# It's not that he wants to, but he has to do



## granturco

Merhaba,

Buradaki cümleyi çevirmeyle ilgili tereddütüm var.

			 			It's not that he wants to, but he has to do - İstediği için değil yapmak zorunda olduğu içindr.

Bu tarz bir çeviri doğrumudur? Teşekkürler...


----------



## Rallino

Merhaba,

Öncelikle benim fikrim şu ki: Eğer _do_'yu tekrar etmek istemiyorsanız, bence ilk cümleye koymanız daha iyi olur. Şöyle ki:

*It's not that he wants to do, but he has to.* 

İkinci olarak, bence "but" yerine "it's that" koyarsak daha mı güzel olur acaba? Yani:* It's not that he wants to do; it's that he has to.*

Pek emin değilim ben de. İngilizcesi benimkinden iyi olan çok kişi var bu forumda, onların fikirlerini de bekleyebilirsiniz.


----------



## Anatolian

granturco said:


> Merhaba,
> 
> Buradaki cümleyi çevirmeyle ilgili tereddütüm var.
> 
> It's not that he wants to, but he has to do - İstediği için değil yapmak zorunda olduğu içindr.
> 
> Bu tarz bir çeviri doğrumudur? Teşekkürler...

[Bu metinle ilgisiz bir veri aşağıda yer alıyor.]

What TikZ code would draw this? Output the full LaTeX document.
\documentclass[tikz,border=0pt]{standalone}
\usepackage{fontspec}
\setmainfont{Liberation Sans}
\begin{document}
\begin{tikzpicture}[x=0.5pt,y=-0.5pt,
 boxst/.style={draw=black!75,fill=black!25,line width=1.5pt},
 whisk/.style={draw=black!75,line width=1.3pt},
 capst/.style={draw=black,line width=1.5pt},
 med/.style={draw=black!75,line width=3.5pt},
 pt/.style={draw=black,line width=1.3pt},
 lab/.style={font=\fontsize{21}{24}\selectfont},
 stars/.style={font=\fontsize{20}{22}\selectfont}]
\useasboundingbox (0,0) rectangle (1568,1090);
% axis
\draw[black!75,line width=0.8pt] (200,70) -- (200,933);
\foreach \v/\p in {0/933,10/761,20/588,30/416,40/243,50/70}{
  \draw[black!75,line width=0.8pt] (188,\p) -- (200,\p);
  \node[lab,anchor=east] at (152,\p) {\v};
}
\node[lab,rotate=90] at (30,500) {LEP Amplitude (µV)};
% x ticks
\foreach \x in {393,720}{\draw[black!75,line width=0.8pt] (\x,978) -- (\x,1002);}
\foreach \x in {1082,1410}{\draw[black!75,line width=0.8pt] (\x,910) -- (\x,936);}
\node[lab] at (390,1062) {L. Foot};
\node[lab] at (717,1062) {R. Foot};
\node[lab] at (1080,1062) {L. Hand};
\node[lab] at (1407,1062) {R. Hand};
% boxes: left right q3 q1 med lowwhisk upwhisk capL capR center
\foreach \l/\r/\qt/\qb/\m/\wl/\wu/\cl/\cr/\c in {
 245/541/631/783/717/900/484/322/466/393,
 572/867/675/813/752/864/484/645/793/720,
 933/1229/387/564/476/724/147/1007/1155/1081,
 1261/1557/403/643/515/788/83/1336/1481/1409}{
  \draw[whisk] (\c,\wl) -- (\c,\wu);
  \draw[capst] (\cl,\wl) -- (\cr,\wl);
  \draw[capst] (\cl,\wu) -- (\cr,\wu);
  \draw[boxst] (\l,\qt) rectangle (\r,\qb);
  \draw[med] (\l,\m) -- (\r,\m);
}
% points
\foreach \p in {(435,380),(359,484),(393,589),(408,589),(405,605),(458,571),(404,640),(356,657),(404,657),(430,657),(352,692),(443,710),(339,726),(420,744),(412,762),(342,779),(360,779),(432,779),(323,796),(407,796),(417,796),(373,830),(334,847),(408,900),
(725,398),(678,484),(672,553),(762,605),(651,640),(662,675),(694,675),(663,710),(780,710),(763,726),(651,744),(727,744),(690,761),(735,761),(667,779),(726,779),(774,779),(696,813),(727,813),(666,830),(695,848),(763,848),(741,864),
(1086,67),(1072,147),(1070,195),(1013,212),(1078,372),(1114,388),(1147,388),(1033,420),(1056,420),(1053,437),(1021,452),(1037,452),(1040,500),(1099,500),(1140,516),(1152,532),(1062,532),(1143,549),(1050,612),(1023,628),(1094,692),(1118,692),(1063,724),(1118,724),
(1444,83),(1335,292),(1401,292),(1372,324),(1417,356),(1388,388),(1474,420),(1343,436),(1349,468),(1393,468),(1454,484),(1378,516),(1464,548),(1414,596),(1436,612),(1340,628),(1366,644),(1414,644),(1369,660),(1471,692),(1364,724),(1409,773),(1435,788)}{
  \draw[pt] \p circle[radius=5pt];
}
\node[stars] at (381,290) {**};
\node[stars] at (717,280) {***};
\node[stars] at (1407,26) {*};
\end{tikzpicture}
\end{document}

_Not because he wants to do but because he/she has to do._

Veya
_
It's not that he wants to do, but it's that he has to do_.

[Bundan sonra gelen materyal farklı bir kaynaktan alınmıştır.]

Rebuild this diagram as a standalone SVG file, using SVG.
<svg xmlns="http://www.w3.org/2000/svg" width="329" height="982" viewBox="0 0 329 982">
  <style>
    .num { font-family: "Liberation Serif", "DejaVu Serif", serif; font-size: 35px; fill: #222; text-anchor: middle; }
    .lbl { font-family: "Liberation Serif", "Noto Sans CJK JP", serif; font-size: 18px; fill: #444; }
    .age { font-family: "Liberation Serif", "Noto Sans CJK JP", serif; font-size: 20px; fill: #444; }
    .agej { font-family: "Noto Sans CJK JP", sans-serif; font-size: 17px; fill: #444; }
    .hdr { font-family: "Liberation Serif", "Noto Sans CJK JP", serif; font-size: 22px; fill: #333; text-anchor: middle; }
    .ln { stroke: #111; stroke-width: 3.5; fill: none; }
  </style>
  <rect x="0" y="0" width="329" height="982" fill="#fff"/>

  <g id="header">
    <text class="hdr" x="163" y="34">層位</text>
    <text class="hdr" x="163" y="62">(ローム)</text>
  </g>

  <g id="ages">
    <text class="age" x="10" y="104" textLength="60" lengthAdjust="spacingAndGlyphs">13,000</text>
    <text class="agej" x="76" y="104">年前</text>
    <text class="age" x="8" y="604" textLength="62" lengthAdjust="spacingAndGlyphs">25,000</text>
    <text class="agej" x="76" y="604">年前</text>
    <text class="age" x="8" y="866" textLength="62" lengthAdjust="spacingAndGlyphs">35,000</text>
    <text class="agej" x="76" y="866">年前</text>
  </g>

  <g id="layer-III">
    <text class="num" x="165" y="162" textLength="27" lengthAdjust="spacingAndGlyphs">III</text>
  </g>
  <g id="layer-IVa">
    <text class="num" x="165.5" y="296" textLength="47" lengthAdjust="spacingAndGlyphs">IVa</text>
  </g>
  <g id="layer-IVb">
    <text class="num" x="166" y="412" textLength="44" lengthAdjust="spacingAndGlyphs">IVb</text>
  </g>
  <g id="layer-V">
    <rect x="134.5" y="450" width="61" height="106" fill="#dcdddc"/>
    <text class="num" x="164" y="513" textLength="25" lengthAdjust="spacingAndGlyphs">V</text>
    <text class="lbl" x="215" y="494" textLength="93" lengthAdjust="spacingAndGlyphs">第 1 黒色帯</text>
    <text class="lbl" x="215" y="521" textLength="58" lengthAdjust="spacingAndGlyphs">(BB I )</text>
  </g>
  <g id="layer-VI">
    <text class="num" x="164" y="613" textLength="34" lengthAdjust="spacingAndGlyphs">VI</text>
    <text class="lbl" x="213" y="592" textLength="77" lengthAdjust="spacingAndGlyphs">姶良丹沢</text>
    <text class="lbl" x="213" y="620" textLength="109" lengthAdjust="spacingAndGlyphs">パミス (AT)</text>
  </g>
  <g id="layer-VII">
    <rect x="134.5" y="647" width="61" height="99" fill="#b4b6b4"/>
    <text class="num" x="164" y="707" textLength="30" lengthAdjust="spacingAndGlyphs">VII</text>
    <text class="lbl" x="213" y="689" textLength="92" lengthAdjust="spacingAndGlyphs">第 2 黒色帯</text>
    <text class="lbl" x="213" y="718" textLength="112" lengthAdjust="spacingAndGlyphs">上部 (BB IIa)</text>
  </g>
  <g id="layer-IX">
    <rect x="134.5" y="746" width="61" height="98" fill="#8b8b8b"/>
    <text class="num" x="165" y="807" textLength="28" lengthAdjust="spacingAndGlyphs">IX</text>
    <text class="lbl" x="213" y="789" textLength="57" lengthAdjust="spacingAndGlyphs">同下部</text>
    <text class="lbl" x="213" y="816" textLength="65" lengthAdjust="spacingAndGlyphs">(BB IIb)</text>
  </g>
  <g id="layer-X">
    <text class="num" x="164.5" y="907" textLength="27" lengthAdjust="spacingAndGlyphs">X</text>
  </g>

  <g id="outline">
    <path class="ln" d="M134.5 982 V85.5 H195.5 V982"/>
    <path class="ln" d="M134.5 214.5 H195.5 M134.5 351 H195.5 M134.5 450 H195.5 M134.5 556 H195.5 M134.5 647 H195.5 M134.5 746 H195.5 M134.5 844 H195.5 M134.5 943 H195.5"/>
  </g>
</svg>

Böyle daha uygun gibi gözüküyor ama ne yapmak için?


----------



## Loob

granturco said:


> Merhaba,
> 
> Buradaki cümleyi çevirmeyle ilgili tereddütüm var.
> 
> It's not that he wants to, but he has to do - İstediği için değil yapmak zorunda olduğu içindr.
> 
> Bu tarz bir çeviri doğrumudur? Teşekkürler...


Merhaba, granturco

I think you have a couple of different options:

_(1) It's not that he wants to, but that he has to._
_[no "do" at the end]
(2) __It's not that he wants to: he has to. _(You could also punctuate this as _It's not that he wants to - he has to.__)

_In speech, I could use either. (2) would have a very strong stress on the "has".

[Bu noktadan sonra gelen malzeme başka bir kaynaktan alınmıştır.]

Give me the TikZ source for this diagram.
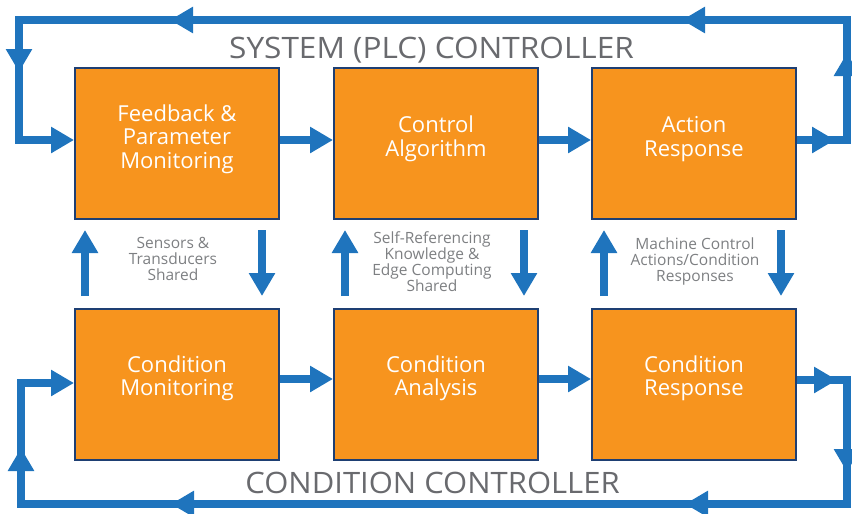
\documentclass[tikz,border=0pt]{standalone}
\usepackage{fontspec}
\usepackage{graphicx}
\setmainfont{Open Sans}
\usetikzlibrary{arrows.meta,decorations.markings,calc}
\definecolor{orng}{RGB}{247,148,30}
\definecolor{bord}{RGB}{30,63,115}
\definecolor{blu}{RGB}{31,116,189}
\definecolor{ttl}{RGB}{105,106,110}
\definecolor{lblc}{RGB}{125,127,130}
\tikzset{
  box/.style={draw=bord,line width=2pt,fill=orng,minimum width=204pt,minimum height=151pt,inner sep=0pt,anchor=north west},
  boxtext/.style={text=white,align=center,font=\fontsize{22}{23.5}\selectfont,inner sep=0pt},
  lbl/.style={text=lblc,align=center,font=\fontsize{15.5}{16}\selectfont,inner sep=0pt},
  ttlstyle/.style={text=ttl,font=\fontsize{29.5}{32}\selectfont,inner sep=0pt,anchor=base},
  flow/.style={draw=blu,line width=8pt,-{Triangle[width=25pt,length=23pt]}},
  loopline/.style={draw=blu,line width=8pt,line join=miter,-{Triangle[width=25pt,length=23pt]}}
}
\begin{document}
\begin{tikzpicture}[x=1pt,y=-1pt]
\useasboundingbox (0,0) rectangle (852,514);
% boxes
\node[box] (b1) at (74,67) {};
\node[box] (b2) at (333,67) {};
\node[box] (b3) at (591,67) {};
\node[box] (b4) at (74,308) {};
\node[box] (b5) at (333,308) {};
\node[box] (b6) at (591,308) {};
% box texts
\node[boxtext] (t1) at ($(b1.center)+(0,-4.5)$) {Feedback \&\\Parameter\\Monitoring};
\node[boxtext] (t2) at ($(b2.center)+(0,-4.5)$) {Control\\Algorithm};
\node[boxtext] (t3) at ($(b3.center)+(0,-4.5)$) {Action\\Response};
\node[boxtext] (t4) at ($(b4.center)+(0,-6)$) {Condition\\Monitoring};
\node[boxtext] (t5) at ($(b5.center)+(0,-6)$) {Condition\\Analysis};
\node[boxtext] (t6) at ($(b6.center)+(0,-6)$) {Condition\\Response};
% titles
\node[ttlstyle] (top) at (431.5,58) {\scalebox{1.07}[1]{SYSTEM (PLC) CONTROLLER}};
\node[ttlstyle] (bot) at (432.5,493) {\scalebox{1.05}[1]{CONDITION CONTROLLER}};
% side labels
\node[lbl] (l1) at (173,259) {Sensors \&\\Transducers\\Shared};
\node[lbl] (l2) at (432,262) {Self-Referencing\\Knowledge \&\\Edge Computing\\Shared};
\node[lbl] (l3) at (695,261) {Machine Control\\Actions/Condition\\Responses};
% reference rows
\coordinate (r1) at (0,140);
\coordinate (r2) at (0,380);
\coordinate (r3) at (0,383);
\coordinate (rc1) at (0,379);
% horizontal flows
\draw[flow] (b1.east |- r1) -- (b2.west |- r1);
\draw[flow] (b2.east |- r1) -- (b3.west |- r1);
\draw[flow] (b4.east |- rc1) -- (b5.west |- rc1);
\draw[flow] (b5.east |- rc1) -- (b6.west |- rc1);
% vertical flows
\draw[flow] ($(b4.north west)+(11,-12)$) -- ($(b1.south west)+(11,10)$);
\draw[flow] ($(b1.south east)+(-18,10)$) -- ($(b4.north east)+(-18,-12)$);
\draw[flow] ($(b5.north west)+(12,-12)$) -- ($(b2.south west)+(12,10)$);
\draw[flow] ($(b2.south east)+(-15,10)$) -- ($(b5.north east)+(-15,-12)$);
\draw[flow] ($(b6.north west)+(13,-12)$) -- ($(b3.south west)+(13,10)$);
\draw[flow] ($(b3.south east)+(-16,10)$) -- ($(b6.north east)+(-16,-12)$);
% top loop
\coordinate (c1) at (847,140);
\coordinate (c2) at (847,20);
\coordinate (c3) at (19,20);
\coordinate (c4) at (19,140);
\draw[loopline,postaction={decorate},decoration={markings,
  mark=at position 38pt with {\arrow{Triangle[width=25pt,length=23pt]}},
  mark=at position 137pt with {\arrow{Triangle[width=25pt,length=23pt]}},
  mark=at position 335pt with {\arrow{Triangle[width=25pt,length=23pt]}},
  mark=at position 847pt with {\arrow{Triangle[width=25pt,length=23pt]}},
  mark=at position 1050pt with {\arrow{Triangle[width=25pt,length=23pt]}}}]
  (b3.east |- r1) -- (c1) -- (c2) -- (c3) -- (c4) -- (b1.west |- r1);
% bottom loop
\coordinate (d1) at (847,380);
\coordinate (d2) at (847,504);
\coordinate (d3) at (21,504);
\coordinate (d4) at (21,383);
\draw[loopline,postaction={decorate},decoration={markings,
  mark=at position 40pt with {\arrow{Triangle[width=25pt,length=23pt]}},
  mark=at position 142pt with {\arrow{Triangle[width=25pt,length=23pt]}},
  mark=at position 336pt with {\arrow{Triangle[width=25pt,length=23pt]}},
  mark=at position 850pt with {\arrow{Triangle[width=25pt,length=23pt]}},
  mark=at position 1056pt with {\arrow{Triangle[width=25pt,length=23pt]}}}]
  (b6.east |- r2) -- (d1) -- (d2) -- (d3) -- (d4) -- (b4.west |- r3);
\end{tikzpicture}
\end{document}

In informal writing, where I wouldn't have the option of using intonation to show the stress, I'd probably use (1).  Though I might write: _It's not that he wants to: he has to, _with underlining (or bolding) to indicate the stress.


----------



## granturco

Çok teşekkür ederim arkadaşlar, ama asıl sıkıntım cümleyi farklı şekilde kurmaya çalışmaktan çok, şu haliyle, ki @Loob'un (1) önerdiği haliyle bana uygun geldi, söylendiğinde -den dolayı, -diği için, ...için vs. anlamı verip vermediği...

Yani, "It's not that(because) he wants to, but that(because) he has to." Örneğin şöyle dramatize edeyim;

- How would he wants to work in this cold(weather) ? 
- It's not that he wants to, but that he has to. (Because, he has bills to pay so he has to work even under this (bad) conditions)

Umarım söylemek istediğimi doğru ifade edebilmişimdir...


----------



## Rallino

Evet veriyor.

-How come he wants to work in this cold weather?
-It's not that he wants to,  but that he has to.

Oradaki _it's not that_ «*-diğinden değil*» anlamında; devamındaki _but_'tan sonra gelen _that_ de _it's not_ _that_'i tekrar etmemek adına bulunuyor. Yani uzun hâli: _It's not that he wants to work; but it's that he has to work._ (=Çalışmak istediğinden değil; çalışmak zorunda olduğundan.)


----------



## eric cartmant

Bence cümleyi ters çevirip araya bir de "de" bağlacı koyarsan iyi gider. not that genelde "değil de" anlamı verir.

Çalışmak zorunda, çalışmak istediğinden değil de.


----------